Managing Data Flows Among Organizations

Services usually run across a combination of enterprise and service provider networks. A transport infrastructure that spans many networks and management domains must nevertheless be tracked and managed.

To manage data flows, a network administrator needs flow-through QoS, which is true end-to-end management that spans multiple management systems. Service quality must be accurately controlled across all boundaries: customer to business partner, customer to provider, and provider to provider. Flow-through QoS would ensure that the paths across a set of ISPs would always deliver the specified service quality. The flow would change ISPs in its path as needed to maintain the overall quality.

Levels of Control

There are macro- and micro-levels of control involved for flow-through QoS.

The micro-level is the management of internal flows within any organization or provider network infrastructure. All the tools mentioned in the first part of this chapter can be applied as needed. The management team for that infrastructure has the responsibility of managing their own infrastructure to meet compliance criteria.

The macro-level entails monitoring end-to-end service quality, identifying the portion (responsible organization) of the infrastructure that contributes to poor service quality, and verifying that quality is restored.

Demarcation Points

Demarcation points are the boundaries between management organizations and the resources they control. Periodic measurements can be made across the cloud between different demarcation points. The collectors use active techniques to exchange and measure traffic between themselves. The basic delay measurements are augmented by jitter and packet loss measurements. A trend indicating degrading service quality triggers an alert to management systems that verify the measurements and activate the appropriate manage-ment tools to oversee the details of resolving the problem.

Diagnosis and Recovery

An external network environment can be measured only edge-to-edge, with further examination being left to that particular network's management staff. Therefore, diagnosis and recovery are primarily a triage process of narrowing the focus after a potential, or actual, service degradation is detected, and then notifying the responsible organization.

End-user measurements can be used in the triage process, as discussed in Chapter 6, "Real-Time Operations." In addition to the examples in that chapter, Figure 10-2 shows an example from a Keynote Systems real-time chart of network round-trip delay measured from Keynote collectors on the major backbones in the U.S. to the affected web site's home page. Clearly, there are problems from the collectors located on UUNET, and those problems don't appear when measurements are made from any other major backbone in the U.S. Using the chart, the web site's administrator has clear evidence that points to a probable problem in the peering between the web site's ISP and UUNET. That should be sufficient to get a trouble ticket opened quickly with the web site's ISP.

Figure 10-2. Round-Trip Delay Used in Latency Diagnosis

End-user measurements can also be used in attempts to bypass transport provider problems. A new approach named route control is emerging as way of allocating traffic among a set of service providers to maintain overall control of service quality.

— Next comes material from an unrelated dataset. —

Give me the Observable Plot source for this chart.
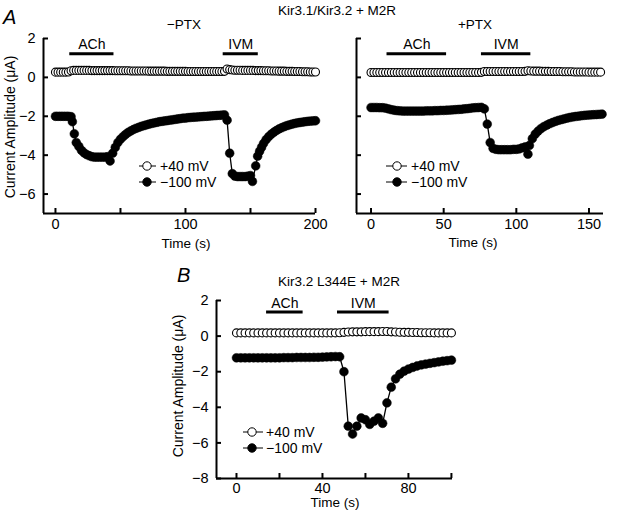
<!DOCTYPE html>
<html><head><meta charset="utf-8">
<script src="https://cdn.jsdelivr.net/npm/d3@7"></script>
<script src="https://cdn.jsdelivr.net/npm/@observablehq/plot@0.6"></script>
<style>
body{margin:0;background:#fff;}
#fig{position:relative;width:618px;height:513px;overflow:hidden;font-family:Arial,"Liberation Sans",Helvetica,sans-serif;color:#000;background:#fff;}
.p{position:absolute;}
.t{position:absolute;transform:translate(-50%,-50%);white-space:nowrap;font-size:13.5px;line-height:1;}
.ylab{transform:translate(-50%,-50%) rotate(-90deg);font-size:14px;}
.big{font-size:20px;font-style:italic;transform:none;}
</style></head><body><div id="fig"></div><script>
// ---------- DATA ----------
// Panel A, -PTX  (time s, current µA)
const a1Pos40 = [[0,.27],[2,.27],[4,.27],[6,.27],[8,.27],[10,.28],[12,.34],[14,.36],[16,.36],[18,.36],[20,.36],[22,.36],[24,.36],[26,.36],[28,.35],[30,.35],[32,.35],[34,.35],[36,.35],[38,.35],[40,.35],[42,.35],[44,.35],[46,.34],[48,.34],[50,.34],[52,.34],[54,.34],[56,.34],[58,.33],[60,.33],[62,.33],[64,.33],[66,.33],[68,.33],[70,.33],[72,.32],[74,.32],[76,.32],[78,.32],[80,.32],[82,.32],[84,.32],[86,.31],[88,.31],[90,.31],[92,.31],[94,.31],[96,.31],[98,.31],[100,.31],[102,.30],[104,.30],[106,.30],[108,.30],[110,.30],[112,.30],[114,.30],[116,.30],[118,.30],[120,.30],[122,.30],[124,.30],[126,.30],[128,.30],[130,.31],[132,.43],[134,.40],[136,.38],[138,.37],[140,.37],[142,.37],[144,.36],[146,.36],[148,.36],[150,.36],[152,.36],[154,.35],[156,.35],[158,.35],[160,.34],[162,.34],[164,.34],[166,.33],[168,.33],[170,.33],[172,.32],[174,.32],[176,.32],[178,.31],[180,.31],[182,.31],[184,.30],[186,.30],[188,.30],[190,.29],[192,.29],[194,.29],[196,.28],[198,.28],[200,.28]];
const a1Neg100 = [[0,-2.0],[2,-2.0],[4,-2.0],[6,-2.0],[8,-2.0],[10,-2.0],[12,-2.02],[13,-2.28],[14.5,-2.9],[16,-3.35],[18,-3.55],[20,-3.75],[22,-3.88],[24,-3.97],[26,-4.03],[28,-4.08],[30,-4.1],[32,-4.1],[34,-4.1],[36,-4.1],[38,-4.1],[40,-4.08],[42,-4.3],[44,-3.9],[46,-3.6],[48,-3.35],[50,-3.18],[52,-3.05],[54,-2.93],[56,-2.83],[58,-2.75],[60,-2.68],[62,-2.62],[64,-2.57],[66,-2.52],[68,-2.48],[70,-2.44],[72,-2.4],[74,-2.37],[76,-2.34],[78,-2.31],[80,-2.28],[82,-2.26],[84,-2.24],[86,-2.22],[88,-2.2],[90,-2.18],[92,-2.16],[94,-2.14],[96,-2.12],[98,-2.1],[100,-2.09],[102,-2.07],[104,-2.06],[106,-2.05],[108,-2.04],[110,-2.03],[112,-2.02],[114,-2.01],[116,-2.0],[118,-1.99],[120,-1.98],[122,-1.97],[124,-1.96],[126,-1.95],[128,-1.94],[130,-1.93],[132,-2.2],[134,-3.9],[136,-4.95],[138,-5.08],[140,-5.1],[142,-5.1],[144,-5.1],[146,-5.1],[148,-5.08],[150,-5.05],[151.5,-5.35],[154,-4.55],[155.5,-4.05],[157,-3.8],[158.5,-3.6],[160,-3.4],[162,-3.2],[164,-3.05],[166,-2.92],[168,-2.82],[170,-2.73],[172,-2.65],[174,-2.59],[176,-2.53],[178,-2.48],[180,-2.44],[182,-2.4],[184,-2.37],[186,-2.34],[188,-2.32],[190,-2.3],[192,-2.28],[194,-2.26],[196,-2.25],[198,-2.24],[200,-2.23]];
const a1Bars = [{label:"ACh", start:11, end:45},{label:"IVM", start:129, end:156}];

// Panel A, +PTX
const a2Pos40 = [[0,.25],[2,.25],[4,.25],[6,.25],[8,.25],[10,.25],[12,.25],[14,.25],[16,.25],[18,.25],[20,.25],[22,.25],[24,.25],[26,.25],[28,.25],[30,.25],[32,.25],[34,.25],[36,.25],[38,.25],[40,.25],[42,.25],[44,.25],[46,.25],[48,.25],[50,.25],[52,.25],[54,.25],[56,.25],[58,.25],[60,.25],[62,.25],[64,.25],[66,.25],[68,.25],[70,.25],[72,.25],[74,.25],[76,.26],[78,.30],[80,.30],[82,.30],[84,.30],[86,.30],[88,.30],[90,.30],[92,.30],[94,.30],[96,.30],[98,.30],[100,.30],[102,.30],[104,.30],[106,.31],[108,.34],[110,.33],[112,.32],[114,.32],[116,.32],[118,.31],[120,.31],[122,.31],[124,.30],[126,.30],[128,.30],[130,.30],[132,.29],[134,.29],[136,.29],[138,.29],[140,.28],[142,.28],[144,.28],[146,.28],[148,.28],[150,.27],[152,.27],[154,.27],[156,.27],[158,.27]];
const a2Neg100 = [[0,-1.55],[2,-1.55],[4,-1.55],[6,-1.56],[8,-1.56],[10,-1.58],[12,-1.62],[14,-1.66],[16,-1.69],[18,-1.71],[20,-1.72],[22,-1.73],[24,-1.73],[26,-1.73],[28,-1.73],[30,-1.73],[32,-1.73],[34,-1.73],[36,-1.73],[38,-1.72],[40,-1.72],[42,-1.72],[44,-1.71],[46,-1.71],[48,-1.7],[50,-1.7],[52,-1.69],[54,-1.68],[56,-1.67],[58,-1.66],[60,-1.65],[62,-1.64],[64,-1.62],[66,-1.61],[68,-1.59],[70,-1.57],[72,-1.56],[74,-1.55],[76,-1.54],[78,-1.62],[80,-2.4],[82,-3.35],[84,-3.65],[86,-3.7],[88,-3.72],[90,-3.72],[92,-3.72],[94,-3.72],[96,-3.72],[98,-3.7],[100,-3.7],[102,-3.68],[104,-3.62],[106,-3.58],[108,-3.95],[109,-3.5],[111,-3.15],[113,-2.92],[115,-2.76],[117,-2.63],[119,-2.53],[121,-2.45],[123,-2.38],[125,-2.32],[127,-2.26],[129,-2.21],[131,-2.17],[133,-2.13],[135,-2.09],[137,-2.06],[139,-2.03],[141,-2.01],[143,-1.99],[145,-1.97],[147,-1.95],[149,-1.94],[151,-1.93],[153,-1.92],[155,-1.91],[157,-1.9],[159,-1.89]];
const a2Bars = [{label:"ACh", start:11, end:52},{label:"IVM", start:76, end:110}];

// Panel B, Kir3.2 L344E
const bPos40 = [[0,.18],[2,.18],[4,.18],[6,.18],[8,.18],[10,.18],[12,.18],[14,.18],[16,.18],[18,.18],[20,.18],[22,.18],[24,.18],[26,.18],[28,.18],[30,.18],[32,.18],[34,.18],[36,.18],[38,.18],[40,.18],[42,.18],[44,.18],[46,.18],[48,.19],[50,.21],[52,.23],[54,.24],[56,.24],[58,.24],[60,.25],[62,.25],[64,.25],[66,.25],[68,.26],[70,.26],[72,.24],[74,.23],[76,.22],[78,.21],[80,.21],[82,.20],[84,.20],[86,.19],[88,.19],[90,.19],[92,.18],[94,.18],[96,.18],[98,.18],[100,.18]];
const bNeg100 = [[0,-1.22],[2,-1.22],[4,-1.22],[6,-1.22],[8,-1.22],[10,-1.22],[12,-1.22],[14,-1.22],[16,-1.22],[18,-1.22],[20,-1.22],[22,-1.21],[24,-1.21],[26,-1.21],[28,-1.2],[30,-1.2],[32,-1.2],[34,-1.2],[36,-1.19],[38,-1.19],[40,-1.18],[42,-1.17],[44,-1.16],[46,-1.15],[48,-1.16],[50,-2.0],[52,-5.06],[54,-5.5],[56,-5.06],[58,-4.6],[60,-4.7],[62,-4.96],[64,-4.78],[66,-4.6],[68,-4.9],[70,-3.75],[72,-2.87],[74,-2.4],[76,-2.14],[78,-1.97],[80,-1.85],[82,-1.76],[84,-1.68],[86,-1.62],[88,-1.57],[90,-1.53],[92,-1.49],[94,-1.45],[96,-1.41],[98,-1.38],[100,-1.35]];
const bBars = [{label:"ACh", start:14, end:31},{label:"IVM", start:47, end:71}];

// ticks
const a1XTicks = [0,50,100,150,200], a1XLabels = [0,100,200];
const a2XTicks = [0,50,100,150], a2XLabels = [0,50,100,150];
const bXTicks = [0,20,40,60,80,100], bXLabels = [0,40,80];
const aYTicks = [2,0,-2,-4,-6], aYLabels = [2,0,-2,-4,-6], a2YLabels = [];
const bYTicks = [2,0,-2,-4,-6,-8], bYLabels = [2,0,-2,-4,-6,-8];

// ---------- DRAW ----------
const FONT = 'Arial, "Liberation Sans", Helvetica, sans-serif';
const fmt = d => d < 0 ? "\u2212" + Math.abs(d) : String(d);
const fig = document.getElementById("fig");

function panel(c) {
  const X = d => d[0], Y = d => d[1];
  const marks = [
    Plot.ruleY(c.bars, {x1: "start", x2: "end", y: c.barY, strokeWidth: 3, stroke: "black"}),
    Plot.text(c.bars, {x: d => (d.start + d.end) / 2, y: c.barTextY, text: "label", fontSize: 14, fill: "black"}),
    Plot.line(c.pos, {x: X, y: Y, stroke: "black", strokeWidth: 1}),
    Plot.line(c.neg, {x: X, y: Y, stroke: "black", strokeWidth: 1.3}),
    Plot.dot(c.pos, {x: X, y: Y, r: 4, fill: "white", stroke: "black", strokeWidth: 1.1}),
    Plot.dot(c.neg, {x: X, y: Y, r: 4.4, fill: "black", stroke: "black", strokeWidth: 0.5}),
    Plot.ruleX([c.xDomain[0]], {stroke: "black", strokeWidth: 2}),
    Plot.ruleY([c.yDomain[0]], {stroke: "black", strokeWidth: 2}),
    Plot.axisX(c.xTicks, {tickSize: -5, fill: "none", stroke: "black", strokeWidth: 2, label: null}),
    Plot.axisX(c.xLabels, {tickSize: 0, tickPadding: c.xPad, label: null, tickFormat: fmt, fill: "black", fontSize: 14.5}),
    Plot.axisY(c.yTicks, {tickSize: -5, fill: "none", stroke: "black", strokeWidth: 2, label: null})
  ];
  if (c.yLabels.length) marks.push(Plot.axisY(c.yLabels, {tickSize: 0, tickPadding: 8, label: null, tickFormat: fmt, fill: "black", fontSize: 14.5}));
  const svg = Plot.plot({
    width: c.width, height: c.height,
    marginLeft: c.mL, marginRight: c.mR, marginTop: c.mT, marginBottom: c.mB,
    x: {domain: c.xDomain}, y: {domain: c.yDomain},
    style: {fontFamily: FONT, fontSize: "14px", color: "black", background: "transparent", overflow: "visible"},
    marks
  });
  const div = document.createElement("div");
  div.className = "p";
  div.style.left = c.left + "px"; div.style.top = c.top + "px";
  div.appendChild(svg);
  fig.appendChild(div);
}

panel({left: 0, top: 0, width: 330, height: 260, mL: 43, mR: 15, mT: 38, mB: 47,
  xDomain: [-9.2, 200], yDomain: [-7, 2], pos: a1Pos40, neg: a1Neg100, bars: a1Bars, barY: 1.22, barTextY: 1.68, xPad: 5,
  xTicks: a1XTicks, xLabels: a1XLabels, yTicks: aYTicks, yLabels: aYLabels});
panel({left: 300, top: 0, width: 318, height: 260, mL: 56, mR: 15, mT: 38, mB: 47,
  xDomain: [-10, 160], yDomain: [-7, 2], pos: a2Pos40, neg: a2Neg100, bars: a2Bars, barY: 1.22, barTextY: 1.68, xPad: 5,
  xTicks: a2XTicks, xLabels: a2XLabels, yTicks: aYTicks, yLabels: a2YLabels});
panel({left: 150, top: 250, width: 320, height: 263, mL: 66, mR: 18, mT: 50, mB: 35,
  xDomain: [-9.3, 100.5], yDomain: [-8, 2], pos: bPos40, neg: bNeg100, bars: bBars, barY: 1.35, barTextY: 1.85, xPad: 4,
  xTicks: bXTicks, xLabels: bXLabels, yTicks: bYTicks, yLabels: bYLabels});

// ---------- TEXT ----------
function txt(s, x, y, cls) {
  const d = document.createElement("div");
  d.className = "t" + (cls ? " " + cls : "");
  d.textContent = s; d.style.left = x + "px"; d.style.top = y + "px";
  fig.appendChild(d);
}
txt("A", 3, 7, "big");
txt("B", 177, 265, "big");
txt("Kir3.1/Kir3.2 + M2R", 337, 11);
txt("\u2212PTX", 184, 25);
txt("+PTX", 475, 25);
txt("Kir3.2 L344E + M2R", 339, 282);
txt("Current Amplitude (\u03bcA)", 10, 127, "ylab");
txt("Current Amplitude (\u03bcA)", 178, 386, "ylab");
txt("Time (s)", 186, 244);
txt("Time (s)", 473, 243);
txt("Time (s)", 335, 503);

// ---------- LEGENDS ----------
const lg = d3.select(fig).append("svg").attr("width", 618).attr("height", 513)
  .style("position", "absolute").style("left", 0).style("top", 0).style("pointer-events", "none");
const legends = [
  {x1: 139, x2: 156, cx: 147, tx: 160, y: [166, 182]},
  {x1: 386, x2: 407, cx: 397, tx: 411, y: [166, 182]},
  {x1: 243, x2: 263, cx: 252, tx: 266, y: [432, 448]}
];
const entries = [{label: "+40 mV", fill: "white"}, {label: "\u2212100 mV", fill: "black"}];
legends.forEach(L => {
  entries.forEach((e, i) => {
    const y = L.y[i];
    lg.append("line").attr("x1", L.x1).attr("x2", L.x2).attr("y1", y).attr("y2", y).attr("stroke", "black").attr("stroke-width", 1);
    lg.append("circle").attr("cx", L.cx).attr("cy", y).attr("r", 4.2).attr("fill", e.fill).attr("stroke", "black");
    lg.append("text").attr("x", L.tx).attr("y", y).attr("dy", "0.35em").attr("font-family", FONT).attr("font-size", 14).text(e.label);
  });
});
</script></body></html>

Many organizations use several ISPs to gain the following advantages:

• High availability with redundant providers

• Closer proximity to customer browsers, offering shorter paths to reach business sites

• Use of the lowest cost provider for lower-priority services

• Competition that keeps providers on their toes

A router on the customer premises has connections to each service provider and selects one using the Border Gateway Protocol (BGP). BGP has some shortcomings. It is complex and difficult to tune, and it can send traffic over paths that don't provide the lowest latency or the lowest cost. In addition, it can certainly create situations in which low-priority traffic flows across the ISP with the highest charges.

netVmg, an early mover in route-control solutions, introduced the Flow Control Platform to address the problems in what they term the middle milethe set of Internet backbones between the sender and the receiver.

The Flow Control Platform inspects outgoing flows, identifies the destination networks, and uses proprietary approaches to measure performance to each destination across all the attached ISPs. Performance baselines are monitored for conformance to latency, packet loss, and cost policies. If the current ISP is unable to comply, the Flow Control Platform selects another outgoing ISP based on cost and performance specifications. It sends a BGP update to the web site's boundary router to initiate a change to a new provider. The Flow Control Platform also allows for more sophisticated policies that consider security and other factors, such as requiring or forbidding certain ISPs. Customers also have the advantage of consistent provider measurements to facilitate SLA adjustments and contract negotiations. They can optimize a set of provider services to their needs.

Even if route control isn't used, multiple providers or multiple transport services can provide different levels of transport quality for an enterprise. The enterprise's border switches or routers can sort outgoing traffic into different classes, depending on the required transport performance (possibly signaled by the same tagging system used within the enterprise). Those border devices can then route the outgoing traffic over the appropriate provider service; for example, traffic requiring latency guarantees would be sent over a service that can provide such guaranteesprobably at a higher price than for the service providing best-effort delivery. This is similar to the use of multiple, isolated networks to provide different levels of service within the enterprise, as discussed in the previous subsection on over-provisioning and isolated networks.